# START OF RECORDS TO PROCESS
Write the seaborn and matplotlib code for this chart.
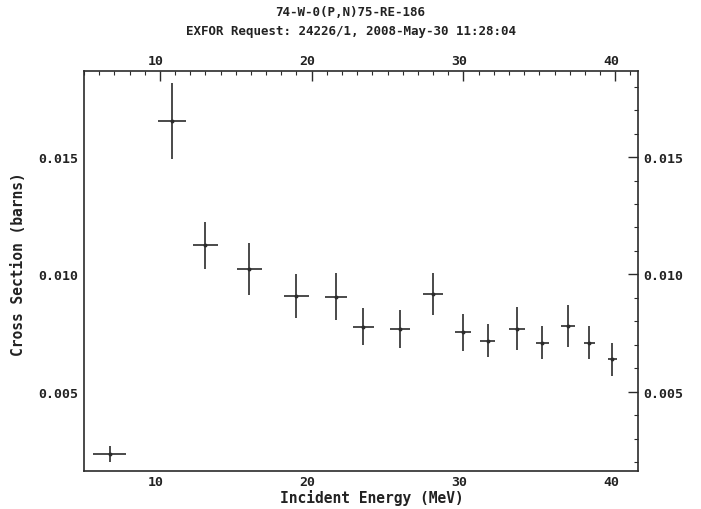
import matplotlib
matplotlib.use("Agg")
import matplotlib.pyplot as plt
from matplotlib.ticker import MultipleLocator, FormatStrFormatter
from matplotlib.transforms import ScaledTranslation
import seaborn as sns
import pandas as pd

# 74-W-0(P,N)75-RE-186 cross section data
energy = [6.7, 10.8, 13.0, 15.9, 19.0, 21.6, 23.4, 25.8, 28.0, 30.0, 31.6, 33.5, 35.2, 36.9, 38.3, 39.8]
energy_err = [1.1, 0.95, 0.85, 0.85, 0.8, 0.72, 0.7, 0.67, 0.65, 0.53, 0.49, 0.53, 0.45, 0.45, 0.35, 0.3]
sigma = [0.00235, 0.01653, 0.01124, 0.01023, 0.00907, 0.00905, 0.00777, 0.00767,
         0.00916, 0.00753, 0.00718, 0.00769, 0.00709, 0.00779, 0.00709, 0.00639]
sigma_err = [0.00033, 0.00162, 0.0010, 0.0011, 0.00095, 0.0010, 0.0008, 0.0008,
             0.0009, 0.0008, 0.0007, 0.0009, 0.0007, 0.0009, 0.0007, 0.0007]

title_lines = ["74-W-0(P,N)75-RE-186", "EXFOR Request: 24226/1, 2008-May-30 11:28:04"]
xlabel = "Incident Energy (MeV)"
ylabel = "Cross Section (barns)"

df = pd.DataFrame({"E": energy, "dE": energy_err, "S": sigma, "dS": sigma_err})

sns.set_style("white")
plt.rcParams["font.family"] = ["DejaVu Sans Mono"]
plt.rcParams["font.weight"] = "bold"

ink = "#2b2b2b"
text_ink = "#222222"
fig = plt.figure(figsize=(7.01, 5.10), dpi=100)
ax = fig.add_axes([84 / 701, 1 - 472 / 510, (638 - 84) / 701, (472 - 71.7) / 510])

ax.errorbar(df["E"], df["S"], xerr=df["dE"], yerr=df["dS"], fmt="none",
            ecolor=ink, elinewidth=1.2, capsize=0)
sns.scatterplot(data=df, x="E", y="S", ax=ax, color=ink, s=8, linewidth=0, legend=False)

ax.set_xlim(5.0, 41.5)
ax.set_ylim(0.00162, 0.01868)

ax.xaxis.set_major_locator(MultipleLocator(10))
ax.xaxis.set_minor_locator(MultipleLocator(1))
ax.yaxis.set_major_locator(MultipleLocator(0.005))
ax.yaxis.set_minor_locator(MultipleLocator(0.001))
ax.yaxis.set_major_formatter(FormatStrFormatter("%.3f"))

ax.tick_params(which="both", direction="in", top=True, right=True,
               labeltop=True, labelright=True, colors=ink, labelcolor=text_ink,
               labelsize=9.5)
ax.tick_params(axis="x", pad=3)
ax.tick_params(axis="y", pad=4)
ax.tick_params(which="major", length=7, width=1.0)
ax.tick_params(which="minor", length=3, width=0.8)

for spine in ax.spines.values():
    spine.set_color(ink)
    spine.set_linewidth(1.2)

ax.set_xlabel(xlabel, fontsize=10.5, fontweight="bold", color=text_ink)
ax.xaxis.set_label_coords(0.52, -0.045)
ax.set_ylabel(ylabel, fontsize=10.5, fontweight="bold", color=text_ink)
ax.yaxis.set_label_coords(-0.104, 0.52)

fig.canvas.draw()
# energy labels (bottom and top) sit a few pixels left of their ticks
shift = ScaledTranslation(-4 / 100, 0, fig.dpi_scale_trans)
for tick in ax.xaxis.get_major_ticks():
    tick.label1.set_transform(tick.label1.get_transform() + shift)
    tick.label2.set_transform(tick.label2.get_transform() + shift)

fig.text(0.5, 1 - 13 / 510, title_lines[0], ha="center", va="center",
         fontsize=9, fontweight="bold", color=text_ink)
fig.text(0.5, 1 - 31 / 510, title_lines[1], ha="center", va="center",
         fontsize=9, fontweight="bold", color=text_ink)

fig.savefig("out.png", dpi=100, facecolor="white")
# END OF RECORDS TO PROCESS
# START OF RECORDS TO PROCESS
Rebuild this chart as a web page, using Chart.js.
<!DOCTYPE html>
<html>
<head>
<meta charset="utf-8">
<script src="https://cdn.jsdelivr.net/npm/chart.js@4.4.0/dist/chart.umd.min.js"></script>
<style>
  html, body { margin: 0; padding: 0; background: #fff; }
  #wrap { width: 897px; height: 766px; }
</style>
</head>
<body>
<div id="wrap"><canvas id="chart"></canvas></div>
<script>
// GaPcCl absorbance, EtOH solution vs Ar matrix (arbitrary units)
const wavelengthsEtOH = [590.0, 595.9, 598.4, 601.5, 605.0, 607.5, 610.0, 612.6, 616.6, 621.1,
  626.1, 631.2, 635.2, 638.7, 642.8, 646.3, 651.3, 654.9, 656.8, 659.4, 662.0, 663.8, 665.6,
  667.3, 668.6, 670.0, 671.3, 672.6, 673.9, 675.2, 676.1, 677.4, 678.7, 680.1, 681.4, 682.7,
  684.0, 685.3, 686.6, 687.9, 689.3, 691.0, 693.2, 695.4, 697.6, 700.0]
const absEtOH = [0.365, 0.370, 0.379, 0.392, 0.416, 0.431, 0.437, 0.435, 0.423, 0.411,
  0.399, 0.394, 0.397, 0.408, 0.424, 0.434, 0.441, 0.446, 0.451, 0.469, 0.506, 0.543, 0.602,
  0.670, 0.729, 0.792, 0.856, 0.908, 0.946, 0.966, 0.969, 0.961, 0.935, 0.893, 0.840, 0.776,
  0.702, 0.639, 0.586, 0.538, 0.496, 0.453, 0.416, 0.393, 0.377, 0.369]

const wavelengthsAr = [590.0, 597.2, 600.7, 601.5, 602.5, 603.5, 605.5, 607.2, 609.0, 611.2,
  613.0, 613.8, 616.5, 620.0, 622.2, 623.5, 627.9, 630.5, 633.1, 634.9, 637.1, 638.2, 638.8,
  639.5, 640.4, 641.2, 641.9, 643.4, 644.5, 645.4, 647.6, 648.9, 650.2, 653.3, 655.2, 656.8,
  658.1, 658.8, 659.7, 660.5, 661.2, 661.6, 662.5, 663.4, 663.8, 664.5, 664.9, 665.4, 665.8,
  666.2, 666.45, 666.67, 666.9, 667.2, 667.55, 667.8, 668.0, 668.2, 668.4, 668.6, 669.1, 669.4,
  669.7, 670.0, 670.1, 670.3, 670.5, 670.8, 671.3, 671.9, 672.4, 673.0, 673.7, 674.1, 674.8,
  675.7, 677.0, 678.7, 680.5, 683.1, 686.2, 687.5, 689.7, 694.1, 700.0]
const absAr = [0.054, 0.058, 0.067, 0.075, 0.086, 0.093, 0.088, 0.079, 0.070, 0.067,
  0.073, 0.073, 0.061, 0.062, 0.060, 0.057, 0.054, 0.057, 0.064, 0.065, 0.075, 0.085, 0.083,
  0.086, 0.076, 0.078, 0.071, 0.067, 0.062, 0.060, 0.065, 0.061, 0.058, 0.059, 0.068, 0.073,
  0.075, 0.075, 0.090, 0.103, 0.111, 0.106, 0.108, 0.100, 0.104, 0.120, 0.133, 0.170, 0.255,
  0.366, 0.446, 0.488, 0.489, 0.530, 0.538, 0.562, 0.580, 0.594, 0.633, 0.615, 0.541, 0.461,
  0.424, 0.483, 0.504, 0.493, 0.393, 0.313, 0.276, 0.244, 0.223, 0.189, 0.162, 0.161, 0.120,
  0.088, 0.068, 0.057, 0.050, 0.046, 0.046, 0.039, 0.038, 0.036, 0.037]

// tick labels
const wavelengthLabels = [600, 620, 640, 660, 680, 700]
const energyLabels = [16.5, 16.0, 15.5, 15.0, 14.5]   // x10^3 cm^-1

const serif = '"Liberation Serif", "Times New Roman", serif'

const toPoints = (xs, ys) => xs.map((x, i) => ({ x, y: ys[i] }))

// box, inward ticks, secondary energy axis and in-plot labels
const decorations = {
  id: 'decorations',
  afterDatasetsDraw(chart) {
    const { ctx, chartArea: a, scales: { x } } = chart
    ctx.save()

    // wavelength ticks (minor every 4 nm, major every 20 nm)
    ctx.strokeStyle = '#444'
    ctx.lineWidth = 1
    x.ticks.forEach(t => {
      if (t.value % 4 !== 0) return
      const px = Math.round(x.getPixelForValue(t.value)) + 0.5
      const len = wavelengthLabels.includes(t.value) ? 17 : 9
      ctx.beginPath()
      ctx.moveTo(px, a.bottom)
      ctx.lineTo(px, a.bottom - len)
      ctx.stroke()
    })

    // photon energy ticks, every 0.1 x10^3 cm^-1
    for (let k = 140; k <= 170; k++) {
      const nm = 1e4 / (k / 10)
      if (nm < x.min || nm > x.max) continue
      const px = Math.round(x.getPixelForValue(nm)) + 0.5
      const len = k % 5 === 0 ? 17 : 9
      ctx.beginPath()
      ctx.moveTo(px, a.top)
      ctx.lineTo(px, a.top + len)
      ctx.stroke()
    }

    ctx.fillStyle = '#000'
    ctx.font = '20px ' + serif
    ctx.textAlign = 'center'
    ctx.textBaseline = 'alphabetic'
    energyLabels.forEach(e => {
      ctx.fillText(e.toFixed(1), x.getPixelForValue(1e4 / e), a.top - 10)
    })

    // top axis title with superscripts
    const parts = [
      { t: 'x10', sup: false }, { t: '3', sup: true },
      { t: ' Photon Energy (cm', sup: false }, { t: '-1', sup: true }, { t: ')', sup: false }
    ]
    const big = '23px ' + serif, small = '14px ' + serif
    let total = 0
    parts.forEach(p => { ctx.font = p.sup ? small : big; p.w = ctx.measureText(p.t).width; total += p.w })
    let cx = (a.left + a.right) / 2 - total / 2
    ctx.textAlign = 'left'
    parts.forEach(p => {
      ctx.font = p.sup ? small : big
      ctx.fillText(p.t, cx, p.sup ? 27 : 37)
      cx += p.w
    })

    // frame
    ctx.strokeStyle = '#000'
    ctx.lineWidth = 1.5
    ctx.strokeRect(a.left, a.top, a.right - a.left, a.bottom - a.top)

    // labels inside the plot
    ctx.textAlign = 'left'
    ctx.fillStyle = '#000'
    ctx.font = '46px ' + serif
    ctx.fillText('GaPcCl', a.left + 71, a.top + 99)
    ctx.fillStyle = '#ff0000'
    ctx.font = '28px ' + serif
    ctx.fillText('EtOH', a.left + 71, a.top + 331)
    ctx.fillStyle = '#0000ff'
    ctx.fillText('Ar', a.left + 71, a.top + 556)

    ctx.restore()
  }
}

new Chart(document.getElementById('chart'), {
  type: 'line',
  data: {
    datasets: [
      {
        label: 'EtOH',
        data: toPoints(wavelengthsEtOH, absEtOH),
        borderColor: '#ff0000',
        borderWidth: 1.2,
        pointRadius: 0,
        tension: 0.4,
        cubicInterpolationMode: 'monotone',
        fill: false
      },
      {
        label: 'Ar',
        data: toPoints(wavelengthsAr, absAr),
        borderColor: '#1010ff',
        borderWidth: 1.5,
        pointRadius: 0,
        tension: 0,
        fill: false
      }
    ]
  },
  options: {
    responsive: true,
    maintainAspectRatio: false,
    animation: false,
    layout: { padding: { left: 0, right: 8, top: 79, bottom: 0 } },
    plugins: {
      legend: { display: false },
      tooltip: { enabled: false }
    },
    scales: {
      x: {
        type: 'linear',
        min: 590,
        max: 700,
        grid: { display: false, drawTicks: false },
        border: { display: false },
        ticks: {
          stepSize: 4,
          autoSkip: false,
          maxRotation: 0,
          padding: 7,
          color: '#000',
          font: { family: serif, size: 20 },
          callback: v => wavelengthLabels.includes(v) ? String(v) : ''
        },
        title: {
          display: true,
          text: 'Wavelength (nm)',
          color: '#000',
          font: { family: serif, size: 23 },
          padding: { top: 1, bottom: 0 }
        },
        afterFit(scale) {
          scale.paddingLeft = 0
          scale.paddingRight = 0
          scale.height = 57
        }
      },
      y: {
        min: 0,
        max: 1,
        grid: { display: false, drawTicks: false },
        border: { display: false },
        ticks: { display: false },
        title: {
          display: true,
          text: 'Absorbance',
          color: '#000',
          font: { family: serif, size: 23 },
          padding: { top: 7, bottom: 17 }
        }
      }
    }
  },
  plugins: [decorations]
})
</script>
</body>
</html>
# END OF RECORDS TO PROCESS
# START OF RECORDS TO PROCESS
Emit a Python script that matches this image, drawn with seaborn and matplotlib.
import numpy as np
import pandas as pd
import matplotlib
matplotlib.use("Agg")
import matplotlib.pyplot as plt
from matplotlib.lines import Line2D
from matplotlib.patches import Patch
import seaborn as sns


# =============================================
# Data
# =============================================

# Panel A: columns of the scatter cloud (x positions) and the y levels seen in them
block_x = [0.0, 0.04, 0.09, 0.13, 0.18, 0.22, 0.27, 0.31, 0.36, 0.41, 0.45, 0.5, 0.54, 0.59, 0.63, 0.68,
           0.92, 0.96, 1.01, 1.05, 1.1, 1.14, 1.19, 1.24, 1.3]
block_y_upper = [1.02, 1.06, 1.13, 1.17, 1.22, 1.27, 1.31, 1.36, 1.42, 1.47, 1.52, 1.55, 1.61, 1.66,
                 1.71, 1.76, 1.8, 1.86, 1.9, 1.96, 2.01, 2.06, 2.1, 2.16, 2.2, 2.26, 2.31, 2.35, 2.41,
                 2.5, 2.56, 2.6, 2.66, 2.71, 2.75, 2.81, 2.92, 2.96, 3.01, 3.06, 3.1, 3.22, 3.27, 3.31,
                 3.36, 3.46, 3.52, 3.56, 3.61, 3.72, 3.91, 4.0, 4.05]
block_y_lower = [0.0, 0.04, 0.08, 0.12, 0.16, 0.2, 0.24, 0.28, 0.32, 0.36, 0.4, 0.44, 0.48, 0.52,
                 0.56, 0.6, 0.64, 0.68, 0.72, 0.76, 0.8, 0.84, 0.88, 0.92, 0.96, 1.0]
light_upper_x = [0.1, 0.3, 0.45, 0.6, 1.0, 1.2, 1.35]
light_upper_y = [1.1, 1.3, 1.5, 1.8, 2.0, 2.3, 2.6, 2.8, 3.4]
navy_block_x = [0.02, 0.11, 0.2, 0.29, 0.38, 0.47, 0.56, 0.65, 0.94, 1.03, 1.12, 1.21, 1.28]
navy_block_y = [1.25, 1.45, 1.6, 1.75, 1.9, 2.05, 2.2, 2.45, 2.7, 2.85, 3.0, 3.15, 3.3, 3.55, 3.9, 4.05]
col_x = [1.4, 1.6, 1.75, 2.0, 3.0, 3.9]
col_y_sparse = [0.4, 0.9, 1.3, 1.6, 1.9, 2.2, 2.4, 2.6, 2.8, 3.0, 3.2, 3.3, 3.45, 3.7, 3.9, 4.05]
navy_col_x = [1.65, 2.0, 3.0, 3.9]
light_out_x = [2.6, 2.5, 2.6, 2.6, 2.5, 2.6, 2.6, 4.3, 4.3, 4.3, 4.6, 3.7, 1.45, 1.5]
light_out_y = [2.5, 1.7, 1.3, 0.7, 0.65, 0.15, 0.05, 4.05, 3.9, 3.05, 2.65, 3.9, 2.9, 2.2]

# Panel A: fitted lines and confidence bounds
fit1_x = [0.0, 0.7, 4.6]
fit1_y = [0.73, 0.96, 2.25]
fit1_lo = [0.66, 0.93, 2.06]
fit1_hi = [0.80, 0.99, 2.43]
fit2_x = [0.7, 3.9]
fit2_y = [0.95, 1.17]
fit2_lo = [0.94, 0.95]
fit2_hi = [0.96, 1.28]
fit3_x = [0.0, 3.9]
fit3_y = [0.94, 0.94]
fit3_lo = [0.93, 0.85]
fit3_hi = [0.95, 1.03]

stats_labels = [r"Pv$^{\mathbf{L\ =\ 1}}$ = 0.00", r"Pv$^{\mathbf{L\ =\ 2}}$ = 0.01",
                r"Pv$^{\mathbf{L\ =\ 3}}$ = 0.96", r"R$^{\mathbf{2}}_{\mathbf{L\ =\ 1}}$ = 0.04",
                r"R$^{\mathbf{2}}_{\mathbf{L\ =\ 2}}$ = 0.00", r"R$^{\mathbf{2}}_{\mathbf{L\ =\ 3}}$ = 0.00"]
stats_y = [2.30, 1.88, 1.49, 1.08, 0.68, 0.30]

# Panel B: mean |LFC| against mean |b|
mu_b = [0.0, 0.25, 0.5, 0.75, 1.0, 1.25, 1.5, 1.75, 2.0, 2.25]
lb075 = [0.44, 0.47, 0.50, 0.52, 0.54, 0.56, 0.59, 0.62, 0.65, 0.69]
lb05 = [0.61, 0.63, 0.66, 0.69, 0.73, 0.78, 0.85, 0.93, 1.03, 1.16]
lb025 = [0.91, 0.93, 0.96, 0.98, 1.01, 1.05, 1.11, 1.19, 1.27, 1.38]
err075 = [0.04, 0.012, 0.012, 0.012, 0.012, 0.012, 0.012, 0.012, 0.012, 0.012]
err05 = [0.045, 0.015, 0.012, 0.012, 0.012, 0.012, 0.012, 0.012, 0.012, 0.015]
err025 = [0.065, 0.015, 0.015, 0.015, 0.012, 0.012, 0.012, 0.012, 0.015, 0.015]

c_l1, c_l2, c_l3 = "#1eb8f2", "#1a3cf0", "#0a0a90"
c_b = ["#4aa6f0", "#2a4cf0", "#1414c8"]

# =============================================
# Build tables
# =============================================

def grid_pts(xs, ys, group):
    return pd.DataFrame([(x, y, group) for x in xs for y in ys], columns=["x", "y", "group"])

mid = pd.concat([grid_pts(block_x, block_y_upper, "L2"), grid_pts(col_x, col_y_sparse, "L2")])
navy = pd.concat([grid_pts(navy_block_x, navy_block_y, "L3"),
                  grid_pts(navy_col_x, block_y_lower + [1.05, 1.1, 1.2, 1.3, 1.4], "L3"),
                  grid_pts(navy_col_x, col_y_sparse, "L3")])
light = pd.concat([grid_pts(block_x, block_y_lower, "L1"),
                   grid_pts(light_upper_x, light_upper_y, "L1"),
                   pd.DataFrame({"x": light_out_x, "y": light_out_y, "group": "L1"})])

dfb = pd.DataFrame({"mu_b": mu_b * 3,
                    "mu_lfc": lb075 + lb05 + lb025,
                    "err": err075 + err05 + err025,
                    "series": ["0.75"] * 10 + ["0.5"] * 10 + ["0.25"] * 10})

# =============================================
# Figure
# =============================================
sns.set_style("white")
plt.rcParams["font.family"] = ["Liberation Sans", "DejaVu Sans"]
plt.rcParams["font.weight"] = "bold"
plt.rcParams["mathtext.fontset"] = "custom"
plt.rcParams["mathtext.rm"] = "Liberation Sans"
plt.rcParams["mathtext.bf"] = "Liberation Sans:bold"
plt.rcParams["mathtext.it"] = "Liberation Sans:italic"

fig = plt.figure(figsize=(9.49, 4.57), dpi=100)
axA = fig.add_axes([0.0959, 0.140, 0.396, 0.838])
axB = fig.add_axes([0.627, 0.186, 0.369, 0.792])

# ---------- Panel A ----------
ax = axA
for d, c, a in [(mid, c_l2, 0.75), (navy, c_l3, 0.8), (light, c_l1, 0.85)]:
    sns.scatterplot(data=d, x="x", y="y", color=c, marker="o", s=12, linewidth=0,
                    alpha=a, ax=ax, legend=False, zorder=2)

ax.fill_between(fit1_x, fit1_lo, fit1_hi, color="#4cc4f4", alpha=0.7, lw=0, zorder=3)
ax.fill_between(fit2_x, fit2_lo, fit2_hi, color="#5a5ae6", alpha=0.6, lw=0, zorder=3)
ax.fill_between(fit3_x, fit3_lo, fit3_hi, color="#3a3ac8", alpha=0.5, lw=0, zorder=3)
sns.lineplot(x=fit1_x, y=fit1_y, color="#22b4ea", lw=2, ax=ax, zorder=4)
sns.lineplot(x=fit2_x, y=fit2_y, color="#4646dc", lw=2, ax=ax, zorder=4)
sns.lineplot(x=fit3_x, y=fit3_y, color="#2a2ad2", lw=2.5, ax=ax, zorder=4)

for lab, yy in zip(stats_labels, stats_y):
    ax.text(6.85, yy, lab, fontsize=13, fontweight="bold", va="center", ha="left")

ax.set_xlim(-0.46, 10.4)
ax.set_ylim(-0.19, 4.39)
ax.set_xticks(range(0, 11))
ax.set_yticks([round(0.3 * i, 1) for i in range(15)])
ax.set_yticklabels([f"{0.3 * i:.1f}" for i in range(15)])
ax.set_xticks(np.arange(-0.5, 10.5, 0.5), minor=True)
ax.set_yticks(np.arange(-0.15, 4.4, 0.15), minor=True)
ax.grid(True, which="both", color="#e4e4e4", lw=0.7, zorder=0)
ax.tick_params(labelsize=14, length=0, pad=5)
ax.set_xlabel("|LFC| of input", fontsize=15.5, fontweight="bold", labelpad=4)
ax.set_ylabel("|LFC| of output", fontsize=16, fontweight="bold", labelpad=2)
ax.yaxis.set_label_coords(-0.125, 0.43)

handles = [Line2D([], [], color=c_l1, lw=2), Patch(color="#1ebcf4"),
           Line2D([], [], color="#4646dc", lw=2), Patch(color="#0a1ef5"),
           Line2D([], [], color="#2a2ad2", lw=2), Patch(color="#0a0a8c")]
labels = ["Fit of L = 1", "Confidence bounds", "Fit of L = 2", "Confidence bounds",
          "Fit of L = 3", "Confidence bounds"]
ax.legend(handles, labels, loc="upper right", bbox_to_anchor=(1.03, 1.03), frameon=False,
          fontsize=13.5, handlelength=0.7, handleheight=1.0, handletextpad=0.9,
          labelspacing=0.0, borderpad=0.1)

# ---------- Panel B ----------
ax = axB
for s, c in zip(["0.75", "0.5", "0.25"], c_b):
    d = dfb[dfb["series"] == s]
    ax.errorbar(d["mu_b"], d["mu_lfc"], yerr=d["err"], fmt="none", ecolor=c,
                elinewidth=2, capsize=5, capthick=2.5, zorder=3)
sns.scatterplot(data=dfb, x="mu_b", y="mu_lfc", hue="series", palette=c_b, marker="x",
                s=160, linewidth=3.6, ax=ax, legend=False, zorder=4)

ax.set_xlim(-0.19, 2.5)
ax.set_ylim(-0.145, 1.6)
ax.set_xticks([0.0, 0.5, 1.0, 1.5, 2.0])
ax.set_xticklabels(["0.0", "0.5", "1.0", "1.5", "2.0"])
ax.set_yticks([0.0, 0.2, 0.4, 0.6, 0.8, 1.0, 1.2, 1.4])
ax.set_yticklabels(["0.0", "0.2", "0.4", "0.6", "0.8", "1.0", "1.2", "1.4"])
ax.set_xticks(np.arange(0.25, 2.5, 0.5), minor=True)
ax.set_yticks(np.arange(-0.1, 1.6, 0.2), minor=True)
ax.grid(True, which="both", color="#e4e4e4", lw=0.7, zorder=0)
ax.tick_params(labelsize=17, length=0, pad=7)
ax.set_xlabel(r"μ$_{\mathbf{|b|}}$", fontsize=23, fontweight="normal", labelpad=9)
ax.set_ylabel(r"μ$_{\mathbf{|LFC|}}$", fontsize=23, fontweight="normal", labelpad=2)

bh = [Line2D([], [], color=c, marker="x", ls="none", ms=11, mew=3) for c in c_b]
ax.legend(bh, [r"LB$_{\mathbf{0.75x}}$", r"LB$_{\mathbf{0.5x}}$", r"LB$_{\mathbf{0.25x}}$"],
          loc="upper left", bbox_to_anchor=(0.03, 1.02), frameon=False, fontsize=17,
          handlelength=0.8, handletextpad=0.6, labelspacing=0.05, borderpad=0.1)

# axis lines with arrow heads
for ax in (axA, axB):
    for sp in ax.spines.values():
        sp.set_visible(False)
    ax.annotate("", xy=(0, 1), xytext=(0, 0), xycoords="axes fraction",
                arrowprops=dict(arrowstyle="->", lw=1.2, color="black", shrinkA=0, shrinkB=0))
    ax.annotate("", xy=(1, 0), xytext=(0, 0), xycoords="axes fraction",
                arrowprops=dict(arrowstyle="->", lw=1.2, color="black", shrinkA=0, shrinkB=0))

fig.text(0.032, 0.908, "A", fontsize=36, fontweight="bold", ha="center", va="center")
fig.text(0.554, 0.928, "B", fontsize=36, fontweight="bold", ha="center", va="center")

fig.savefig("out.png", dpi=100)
# END OF RECORDS TO PROCESS
§ **TASK OBJECTIVE**: Everything above from the line with "Write the seaborn" through the line with "0.0009, 0.0008, 0.0007, 0.0009, 0.0007, 0.0009, 0.0007, 0.0007]" should be retyped exactly, and nothing else; omit pictures.

§ **SOLUTION TO THE EXERCISE**:
Write the seaborn and matplotlib code for this chart.
import matplotlib
matplotlib.use("Agg")
import matplotlib.pyplot as plt
from matplotlib.ticker import MultipleLocator, FormatStrFormatter
from matplotlib.transforms import ScaledTranslation
import seaborn as sns
import pandas as pd

# 74-W-0(P,N)75-RE-186 cross section data
energy = [6.7, 10.8, 13.0, 15.9, 19.0, 21.6, 23.4, 25.8, 28.0, 30.0, 31.6, 33.5, 35.2, 36.9, 38.3, 39.8]
energy_err = [1.1, 0.95, 0.85, 0.85, 0.8, 0.72, 0.7, 0.67, 0.65, 0.53, 0.49, 0.53, 0.45, 0.45, 0.35, 0.3]
sigma = [0.00235, 0.01653, 0.01124, 0.01023, 0.00907, 0.00905, 0.00777, 0.00767,
         0.00916, 0.00753, 0.00718, 0.00769, 0.00709, 0.00779, 0.00709, 0.00639]
sigma_err = [0.00033, 0.00162, 0.0010, 0.0011, 0.00095, 0.0010, 0.0008, 0.0008,
             0.0009, 0.0008, 0.0007, 0.0009, 0.0007, 0.0009, 0.0007, 0.0007]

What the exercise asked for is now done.